Equity-Based and Other Incentive Plans (Equity Plan Scorecard)

ISS has added two new factors to its Equity Plan Scorecard framework.

Plan Features Pillar:

  • New scored factor: Cash-denominated award limits for non-employee directors (considered best practice)

For 2026, this factor will only apply to S&P 500 and Russell 3000 companies.

Overriding Factors:

  • New negative overriding factor: An equity plan will receive an "Against" recommendation if it lacks sufficient positive features under the Plan Features pillar, even if it achieves an overall passing score

This change is to address cases where plans receive very poor or zero Plan Features scores but still pass overall. For 2026, this overriding factor will only apply to S&P 500, Russell 3000, and non-Russell 3000 EPSC models.

Social and Environmental Shareholder Proposals

Policy Shift: From "Vote For" to "Case-by-Case"

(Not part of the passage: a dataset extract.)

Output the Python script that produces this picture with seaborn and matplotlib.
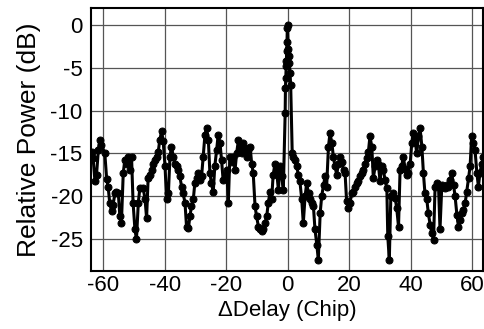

Based on feedback received from its clients, ISS is changing its approach on environmental and social shareholder proposals, moving from a generally supportive "vote for" policy to a "case-by-case" evaluation on four key topics:

  • Climate Change/Greenhouse Gas (GHG) Emissions
  • Diversity - Equality of Opportunity
  • Human Rights
  • Political Contributions

Except in the case of political contribution proposals, ISS also mentions decline in shareholder support as the reason for this change. Change in regulatory landscape, evolution in relevant company practices and improved disclosure were the other catalysts indicated for the change in the case of climate change and diversity proposals.

Companies should review their current governance practices, compensation programs, and E&S disclosures against these updated policies in advance of their 2026 annual meetings. ISS’s comprehensive 2026 policy voting guidelines, reflecting these updates, are expected to be released in early December, with updated FAQs anticipated by mid-December 2025.